= Form (religion) =

In academic discussions of organized religion, the term form is sometimes used to describe prescriptions or norms on religious practice.

==Christian forms==

Forms in Christianity are mostly familiarly dictates of church authority or tradition (e.g. church government, liturgy, doctrine). However, the term is used by some authors to refer to a broader category that includes other patterns of religious practice.

Most notably, Christian scholar D. G. Hart uses this term to compare and contrast the practices of evangelical Protestants and what he calls "confessional Protestants" (for example Anglicans and most Lutherans). He argues that the confessionals follow forms that are dictated by church authority or tradition, and calls these forms churchly forms. On the other hand, noting the resistance to such central authority and tradition among evangelicals, he labels the forms of these denominations parachurchly forms, as they are often dictated by parachurch organizations and other influences beyond the direct control of any particular church.

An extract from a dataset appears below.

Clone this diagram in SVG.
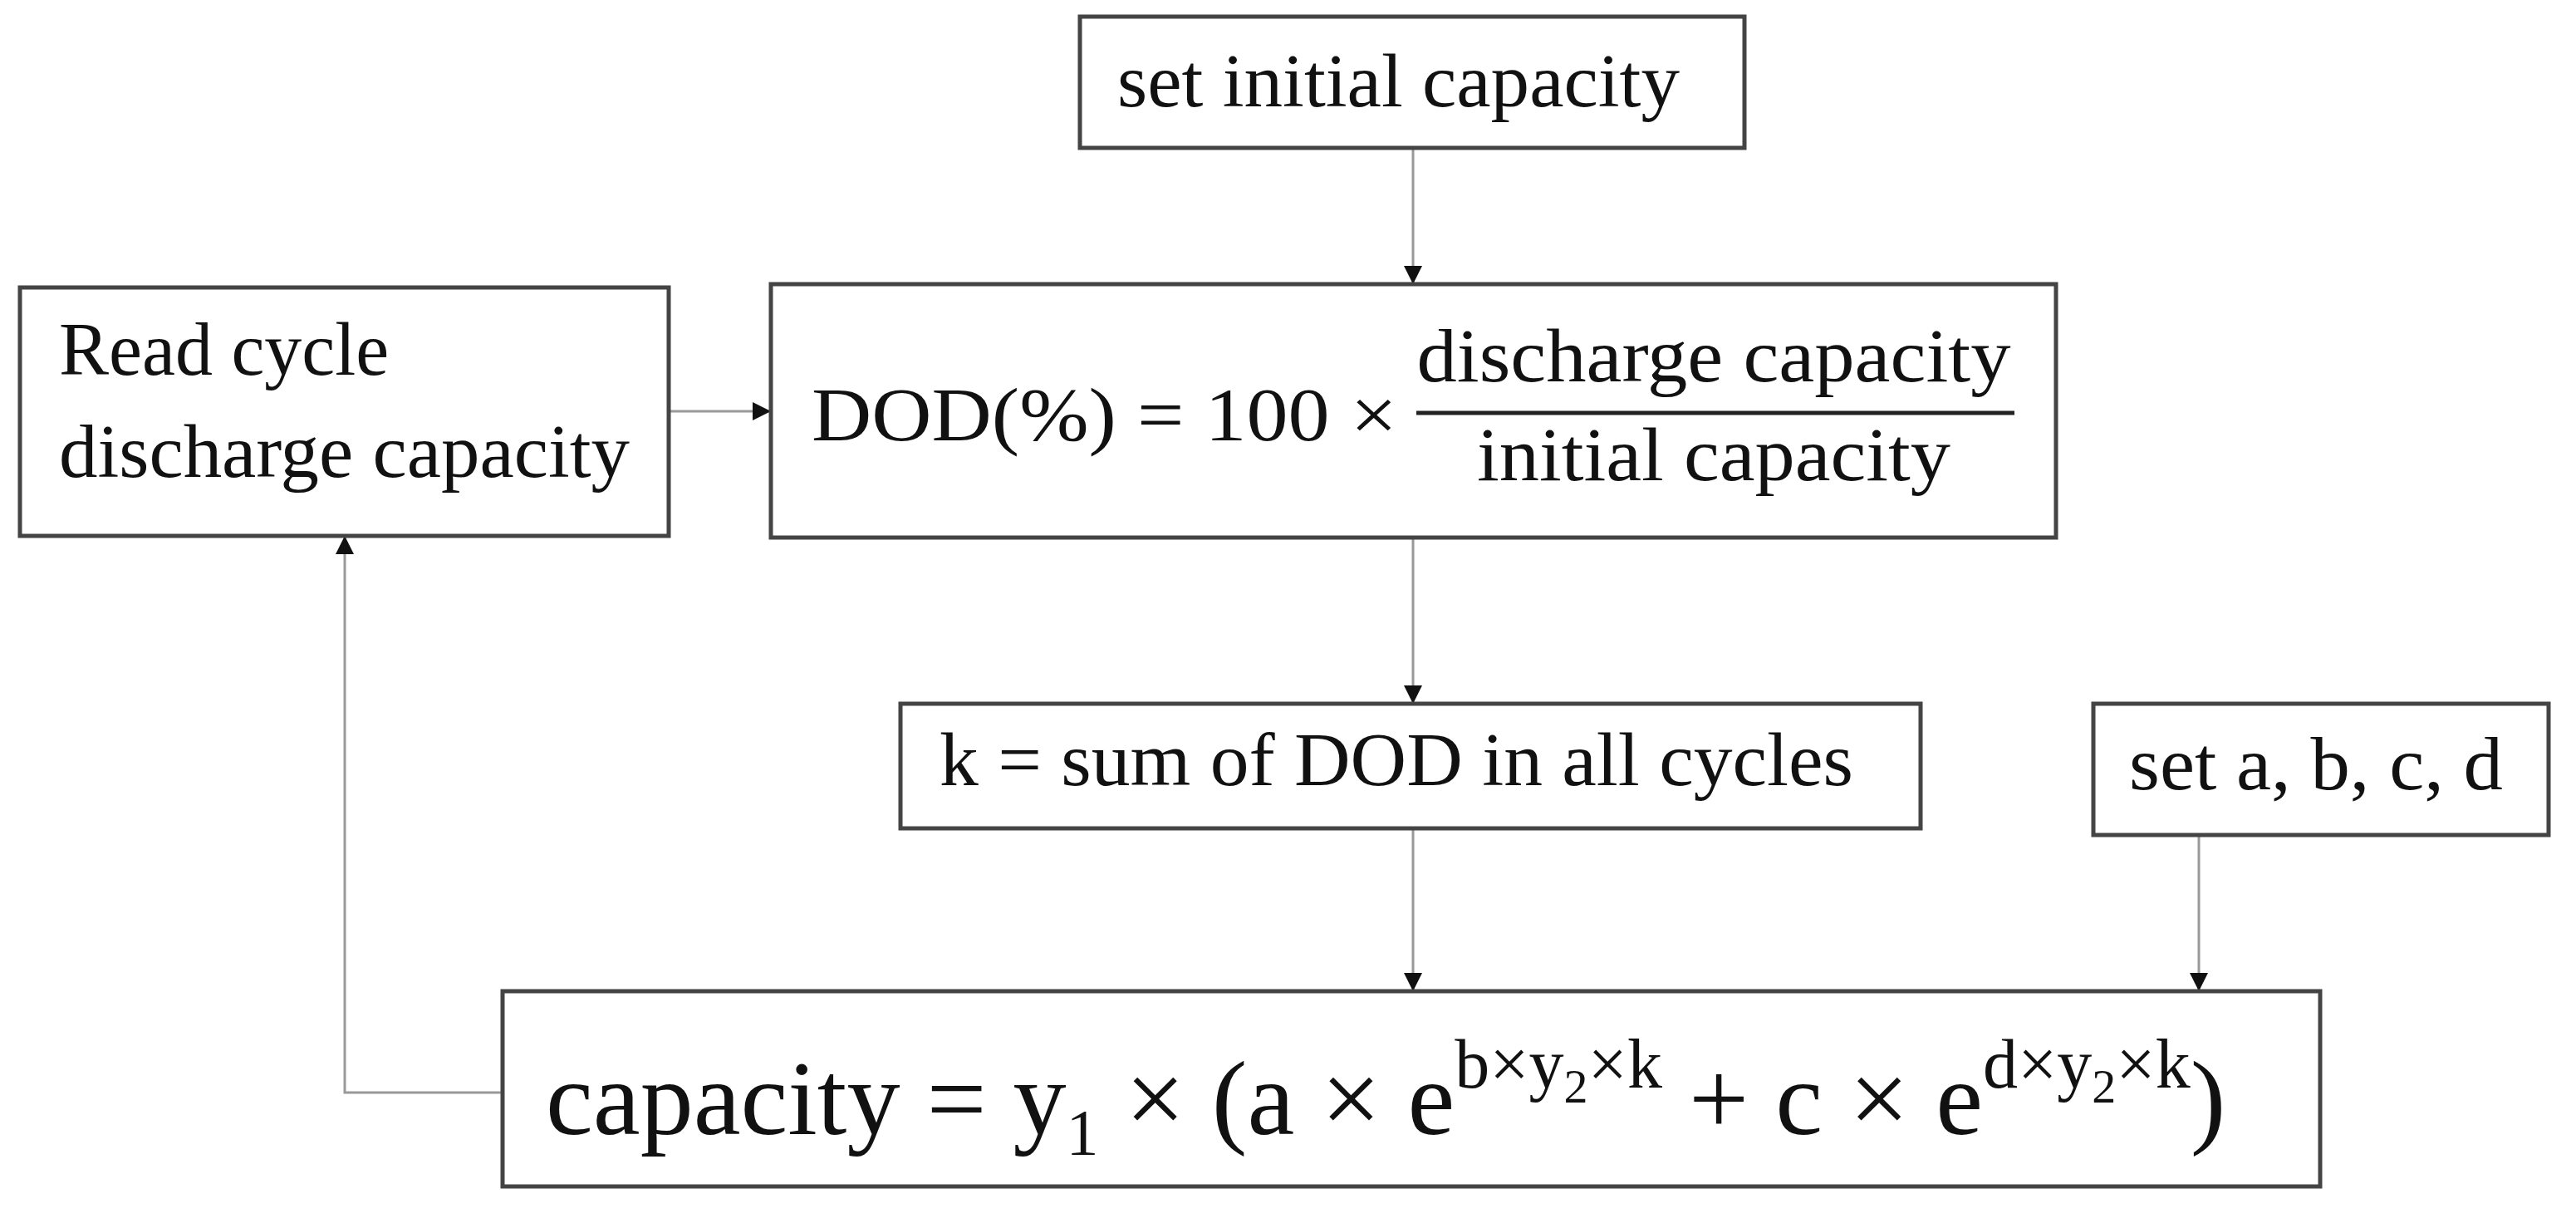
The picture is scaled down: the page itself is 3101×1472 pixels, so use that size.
<svg xmlns="http://www.w3.org/2000/svg" width="3101" height="1472" viewBox="0 0 3101 1472">
<style>
.b{fill:#fff;stroke:#444;stroke-width:5}
.t{font-family:"Liberation Serif",serif;font-size:90px;fill:#111}
.f{font-family:"Liberation Serif",serif;font-size:92px;fill:#111}
.c{stroke:#999;stroke-width:3;fill:none}
</style>
<defs>
<marker id="m" markerWidth="22" markerHeight="30" refX="22" refY="11" orient="auto" markerUnits="userSpaceOnUse"><path d="M0,0L22,11L0,22z" fill="#111"/></marker></defs>
<rect width="3101" height="1472" fill="#fff"/>
<g id="connectors">
<path class="c" d="M1701,178V342" marker-end="url(#m)"/>
<path class="c" d="M1701,647V847" marker-end="url(#m)"/>
<path class="c" d="M1701,997V1193" marker-end="url(#m)"/>
<path class="c" d="M2647,1005V1193" marker-end="url(#m)"/>
<path class="c" d="M805,495H928" marker-end="url(#m)"/>
<path class="c" d="M605,1315H415V645" marker-end="url(#m)"/>
</g>
<g id="set-initial"><rect class="b" x="1300" y="20" width="800" height="158"/><text class="t" x="1345" y="128" textLength="677" lengthAdjust="spacingAndGlyphs">set initial capacity</text></g>
<g id="read-cycle"><rect class="b" x="24" y="346" width="781" height="299"/><text class="t" x="71" y="451">Read cycle</text><text class="t" x="71" y="574" textLength="687" lengthAdjust="spacingAndGlyphs">discharge capacity</text></g>
<g id="dod"><rect class="b" x="928" y="342" width="1547" height="305"/>
<text class="f" x="977" y="530" textLength="705" lengthAdjust="spacingAndGlyphs">DOD(%) =  100 ×</text>
<text class="f" x="2063" y="459" text-anchor="middle" textLength="715" lengthAdjust="spacingAndGlyphs">discharge capacity</text>
<line x1="1705" y1="497" x2="2425" y2="497" stroke="#222" stroke-width="5"/>
<text class="f" x="2063" y="578" text-anchor="middle" textLength="570" lengthAdjust="spacingAndGlyphs">initial capacity</text></g>
<g id="k-sum"><rect class="b" x="1084" y="847" width="1228" height="150"/><text class="t" x="1131" y="945" textLength="1100" lengthAdjust="spacingAndGlyphs">k = sum of DOD in all cycles</text></g>
<g id="set-abcd"><rect class="b" x="2520" y="847" width="548" height="158"/><text class="t" x="2563" y="950" textLength="450" lengthAdjust="spacingAndGlyphs">set a, b, c, d</text></g>
<g id="capacity"><rect class="b" x="605" y="1193" width="2188" height="235"/>
<text class="f" style="font-size:128px" x="657" y="1365">capacity =  y<tspan font-size="78" dy="24">1</tspan><tspan dy="-24"> × (a × e</tspan><tspan font-size="84" dy="-56">b×y</tspan><tspan font-size="58" dy="18">2</tspan><tspan font-size="84" dy="-18">×k</tspan><tspan dy="56"> + c × e</tspan><tspan font-size="84" dy="-56">d×y</tspan><tspan font-size="58" dy="18">2</tspan><tspan font-size="84" dy="-18">×k</tspan><tspan dy="56">)</tspan></text></g>
</svg>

There is little debate over whether confessional Protestants use forms. However, whether similar devices are used by evangelicals is hotly contested. Much of the opposition comes from within evangelicalism itself, due to the antiritualistic tendencies of many denominations. Other scholars of religion have however noted the tendency toward certain accepted patterns in religious practice. Robert Oden notes that this is true of nearly all religions, not just Christianity, and that it is true even of those movements that claim to be antiritualistic.

If then we accept the broader usage of the word "form", there are a number of other forms besides the ones noted above. These include the products of what has, perhaps cynically, been called "Christian entrepreneurship", such as contemporary Christian music (and non-denominational praise songs), Christian T-shirts, and non-denominational book and video resources.